Reproduce the listing below exactly. Pictures do not belong in the copy.

Provided data:
◆ ◆ ◆

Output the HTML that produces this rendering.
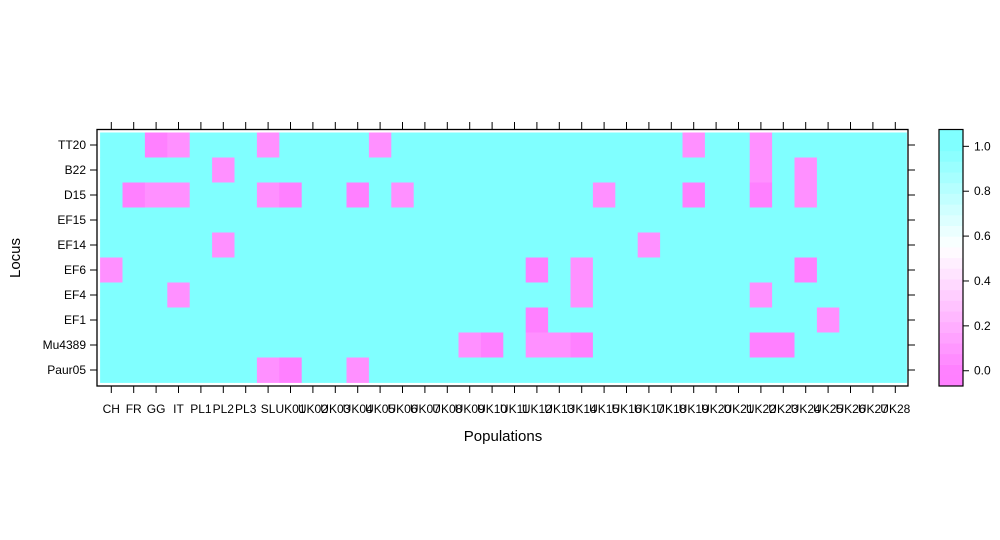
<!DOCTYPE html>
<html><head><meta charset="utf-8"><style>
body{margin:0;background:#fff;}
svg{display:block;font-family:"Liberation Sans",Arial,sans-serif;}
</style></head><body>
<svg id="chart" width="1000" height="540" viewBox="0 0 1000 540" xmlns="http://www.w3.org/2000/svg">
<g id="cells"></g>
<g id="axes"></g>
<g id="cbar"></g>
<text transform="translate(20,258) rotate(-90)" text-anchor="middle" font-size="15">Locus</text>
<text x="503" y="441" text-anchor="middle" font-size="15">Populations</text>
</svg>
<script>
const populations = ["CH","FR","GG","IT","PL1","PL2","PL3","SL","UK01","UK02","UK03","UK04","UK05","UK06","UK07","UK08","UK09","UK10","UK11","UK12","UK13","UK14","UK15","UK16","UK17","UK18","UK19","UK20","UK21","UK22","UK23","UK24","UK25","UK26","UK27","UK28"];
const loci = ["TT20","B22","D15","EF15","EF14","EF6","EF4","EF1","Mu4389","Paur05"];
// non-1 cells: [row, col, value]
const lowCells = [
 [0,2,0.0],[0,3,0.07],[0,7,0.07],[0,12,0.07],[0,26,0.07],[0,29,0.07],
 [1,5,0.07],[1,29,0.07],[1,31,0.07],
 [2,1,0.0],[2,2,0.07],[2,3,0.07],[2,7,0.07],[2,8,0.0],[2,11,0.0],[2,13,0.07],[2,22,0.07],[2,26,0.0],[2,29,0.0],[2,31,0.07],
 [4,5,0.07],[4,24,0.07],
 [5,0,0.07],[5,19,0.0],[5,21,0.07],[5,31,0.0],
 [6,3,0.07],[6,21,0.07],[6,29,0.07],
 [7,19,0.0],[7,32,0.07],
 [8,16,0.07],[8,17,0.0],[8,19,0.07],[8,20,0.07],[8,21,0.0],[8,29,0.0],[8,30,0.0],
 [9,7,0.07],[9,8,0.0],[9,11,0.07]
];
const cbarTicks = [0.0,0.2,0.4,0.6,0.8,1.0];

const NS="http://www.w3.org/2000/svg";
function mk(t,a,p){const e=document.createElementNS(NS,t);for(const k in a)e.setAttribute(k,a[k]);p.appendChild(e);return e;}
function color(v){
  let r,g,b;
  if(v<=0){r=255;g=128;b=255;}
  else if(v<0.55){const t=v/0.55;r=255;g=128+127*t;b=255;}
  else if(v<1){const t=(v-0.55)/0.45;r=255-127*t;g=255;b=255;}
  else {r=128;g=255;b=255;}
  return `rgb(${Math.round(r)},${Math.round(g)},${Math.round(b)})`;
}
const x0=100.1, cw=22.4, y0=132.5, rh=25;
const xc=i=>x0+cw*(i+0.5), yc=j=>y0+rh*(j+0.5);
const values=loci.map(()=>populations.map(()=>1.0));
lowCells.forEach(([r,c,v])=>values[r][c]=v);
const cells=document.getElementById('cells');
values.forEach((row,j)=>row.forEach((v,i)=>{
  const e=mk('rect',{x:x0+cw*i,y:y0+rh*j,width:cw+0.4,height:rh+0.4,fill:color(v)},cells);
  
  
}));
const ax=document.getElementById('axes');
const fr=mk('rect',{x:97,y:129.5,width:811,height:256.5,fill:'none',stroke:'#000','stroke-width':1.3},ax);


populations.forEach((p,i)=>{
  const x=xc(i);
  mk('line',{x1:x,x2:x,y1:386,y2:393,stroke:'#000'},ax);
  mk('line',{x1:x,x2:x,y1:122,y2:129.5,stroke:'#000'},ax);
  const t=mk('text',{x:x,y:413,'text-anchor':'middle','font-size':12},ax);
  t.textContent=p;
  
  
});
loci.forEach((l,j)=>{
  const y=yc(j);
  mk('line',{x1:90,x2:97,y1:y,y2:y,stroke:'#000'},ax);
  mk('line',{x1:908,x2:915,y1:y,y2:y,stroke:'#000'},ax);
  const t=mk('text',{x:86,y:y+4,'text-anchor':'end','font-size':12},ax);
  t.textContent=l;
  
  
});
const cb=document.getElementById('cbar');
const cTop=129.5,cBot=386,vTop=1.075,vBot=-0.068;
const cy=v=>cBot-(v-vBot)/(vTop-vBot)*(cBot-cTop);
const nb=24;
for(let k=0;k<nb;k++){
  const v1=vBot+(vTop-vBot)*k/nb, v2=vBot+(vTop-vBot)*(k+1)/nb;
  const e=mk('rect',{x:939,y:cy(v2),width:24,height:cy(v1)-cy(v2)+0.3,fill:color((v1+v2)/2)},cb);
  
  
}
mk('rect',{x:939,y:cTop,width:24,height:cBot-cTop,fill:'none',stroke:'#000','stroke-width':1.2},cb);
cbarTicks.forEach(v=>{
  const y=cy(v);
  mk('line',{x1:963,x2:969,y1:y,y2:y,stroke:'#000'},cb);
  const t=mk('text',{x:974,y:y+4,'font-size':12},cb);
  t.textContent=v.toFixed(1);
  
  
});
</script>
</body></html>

◆ ◆ ◆

Task output:
Output the HTML that produces this rendering.
<!DOCTYPE html>
<html><head><meta charset="utf-8"><style>
body{margin:0;background:#fff;}
svg{display:block;font-family:"Liberation Sans",Arial,sans-serif;}
</style></head><body>
<svg id="chart" width="1000" height="540" viewBox="0 0 1000 540" xmlns="http://www.w3.org/2000/svg">
<g id="cells"></g>
<g id="axes"></g>
<g id="cbar"></g>
<text transform="translate(20,258) rotate(-90)" text-anchor="middle" font-size="15">Locus</text>
<text x="503" y="441" text-anchor="middle" font-size="15">Populations</text>
</svg>
<script>
const populations = ["CH","FR","GG","IT","PL1","PL2","PL3","SL","UK01","UK02","UK03","UK04","UK05","UK06","UK07","UK08","UK09","UK10","UK11","UK12","UK13","UK14","UK15","UK16","UK17","UK18","UK19","UK20","UK21","UK22","UK23","UK24","UK25","UK26","UK27","UK28"];
const loci = ["TT20","B22","D15","EF15","EF14","EF6","EF4","EF1","Mu4389","Paur05"];
// non-1 cells: [row, col, value]
const lowCells = [
 [0,2,0.0],[0,3,0.07],[0,7,0.07],[0,12,0.07],[0,26,0.07],[0,29,0.07],
 [1,5,0.07],[1,29,0.07],[1,31,0.07],
 [2,1,0.0],[2,2,0.07],[2,3,0.07],[2,7,0.07],[2,8,0.0],[2,11,0.0],[2,13,0.07],[2,22,0.07],[2,26,0.0],[2,29,0.0],[2,31,0.07],
 [4,5,0.07],[4,24,0.07],
 [5,0,0.07],[5,19,0.0],[5,21,0.07],[5,31,0.0],
 [6,3,0.07],[6,21,0.07],[6,29,0.07],
 [7,19,0.0],[7,32,0.07],
 [8,16,0.07],[8,17,0.0],[8,19,0.07],[8,20,0.07],[8,21,0.0],[8,29,0.0],[8,30,0.0],
 [9,7,0.07],[9,8,0.0],[9,11,0.07]
];
const cbarTicks = [0.0,0.2,0.4,0.6,0.8,1.0];

const NS="http://www.w3.org/2000/svg";
function mk(t,a,p){const e=document.createElementNS(NS,t);for(const k in a)e.setAttribute(k,a[k]);p.appendChild(e);return e;}
function color(v){
  let r,g,b;
  if(v<=0){r=255;g=128;b=255;}
  else if(v<0.55){const t=v/0.55;r=255;g=128+127*t;b=255;}
  else if(v<1){const t=(v-0.55)/0.45;r=255-127*t;g=255;b=255;}
  else {r=128;g=255;b=255;}
  return `rgb(${Math.round(r)},${Math.round(g)},${Math.round(b)})`;
}
const x0=100.1, cw=22.4, y0=132.5, rh=25;
const xc=i=>x0+cw*(i+0.5), yc=j=>y0+rh*(j+0.5);
const values=loci.map(()=>populations.map(()=>1.0));
lowCells.forEach(([r,c,v])=>values[r][c]=v);
const cells=document.getElementById('cells');
values.forEach((row,j)=>row.forEach((v,i)=>{
  const e=mk('rect',{x:x0+cw*i,y:y0+rh*j,width:cw+0.4,height:rh+0.4,fill:color(v)},cells);
  
  
}));
const ax=document.getElementById('axes');
const fr=mk('rect',{x:97,y:129.5,width:811,height:256.5,fill:'none',stroke:'#000','stroke-width':1.3},ax);


populations.forEach((p,i)=>{
  const x=xc(i);
  mk('line',{x1:x,x2:x,y1:386,y2:393,stroke:'#000'},ax);
  mk('line',{x1:x,x2:x,y1:122,y2:129.5,stroke:'#000'},ax);
  const t=mk('text',{x:x,y:413,'text-anchor':'middle','font-size':12},ax);
  t.textContent=p;
  
  
});
loci.forEach((l,j)=>{
  const y=yc(j);
  mk('line',{x1:90,x2:97,y1:y,y2:y,stroke:'#000'},ax);
  mk('line',{x1:908,x2:915,y1:y,y2:y,stroke:'#000'},ax);
  const t=mk('text',{x:86,y:y+4,'text-anchor':'end','font-size':12},ax);
  t.textContent=l;
  
  
});
const cb=document.getElementById('cbar');
const cTop=129.5,cBot=386,vTop=1.075,vBot=-0.068;
const cy=v=>cBot-(v-vBot)/(vTop-vBot)*(cBot-cTop);
const nb=24;
for(let k=0;k<nb;k++){
  const v1=vBot+(vTop-vBot)*k/nb, v2=vBot+(vTop-vBot)*(k+1)/nb;
  const e=mk('rect',{x:939,y:cy(v2),width:24,height:cy(v1)-cy(v2)+0.3,fill:color((v1+v2)/2)},cb);
  
  
}
mk('rect',{x:939,y:cTop,width:24,height:cBot-cTop,fill:'none',stroke:'#000','stroke-width':1.2},cb);
cbarTicks.forEach(v=>{
  const y=cy(v);
  mk('line',{x1:963,x2:969,y1:y,y2:y,stroke:'#000'},cb);
  const t=mk('text',{x:974,y:y+4,'font-size':12},cb);
  t.textContent=v.toFixed(1);
  
  
});
</script>
</body></html>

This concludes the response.